Thousands of cars will flood streets surrounding the Atlantic Yards footprint on game nights — which has alarmed residents concerned about traffic and pedestrian safety after games.

And Atlantic Avenue and Fourth Avenue are among the most dangerous streets in Brooklyn — so far this year there have been nine fatalities on Atlantic Avenue and six on Fourth Avenue in the past year, Lynch said.

A new parking lot built by Forest City will contain 1,100 parking spaces, but residents insisted that other measures need to be taken to prevent thousands more cars circling around the neighborhood’s side streets for temporary parking or encourage fans to abandon their cars entirely.

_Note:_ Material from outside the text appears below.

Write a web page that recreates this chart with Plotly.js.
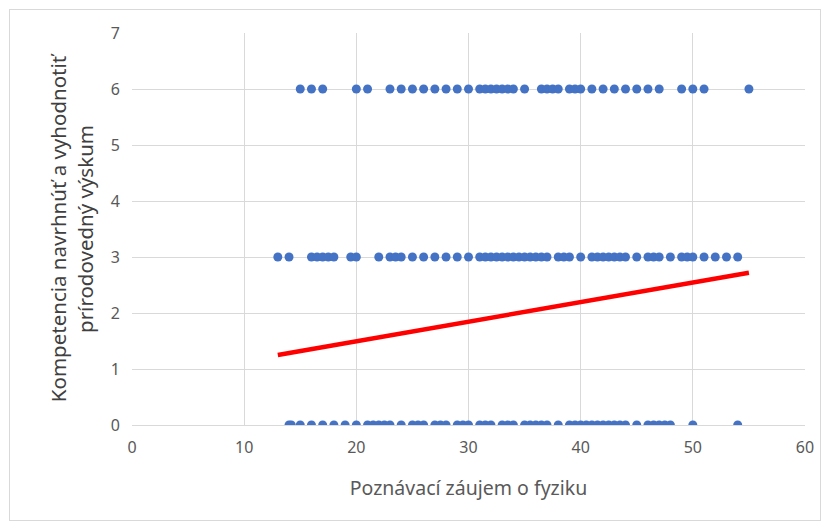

The obvious solution is an expansion of subway, rail and bus service on game days, but activists don’t believe that the Metropolitan Transportation Authority will add capacity.

“It’s an inconsistency,” said Atlantic Yards activist Lucy Koteen. “This is a mass transit development that’s by the train, but trains and buses are being cut, and they make these gigantic parking lots. Clearly people are going to drive.”

Councilwoman Tish James (D–Fort Greene) has floated a number of ideas to calm traffic in the low-rise neighborhood that surrounds the Barclays Center, which is under construction near the corner of Atlantic and Flatbush avenues.

She has floated the idea of expanded medians, new pedestrian street plazas, crossing lights that count down and synchronized traffic lights.

“We’ve had a number of accidents at Atlantic Avenue and a few cyclists killed and some terrible car accidents,” said James. “I’ve attended a number of funerals and memorials. [Any solution] must include cyclists.”

Other proposals include a new residential permit parking system to discourage out-of-neighborhood Nets fans from driving to the games, park-and-ride programs, East River bridge tolls, ferry service from Staten Island, and even new bicycle racks on Atlantic Avenue.

Construction at the arena began in earnest late last month when the building’s first steel girders rose on the corner of Flatbush and Atlantic Avenue. The project is expected to be completed by summer 2012.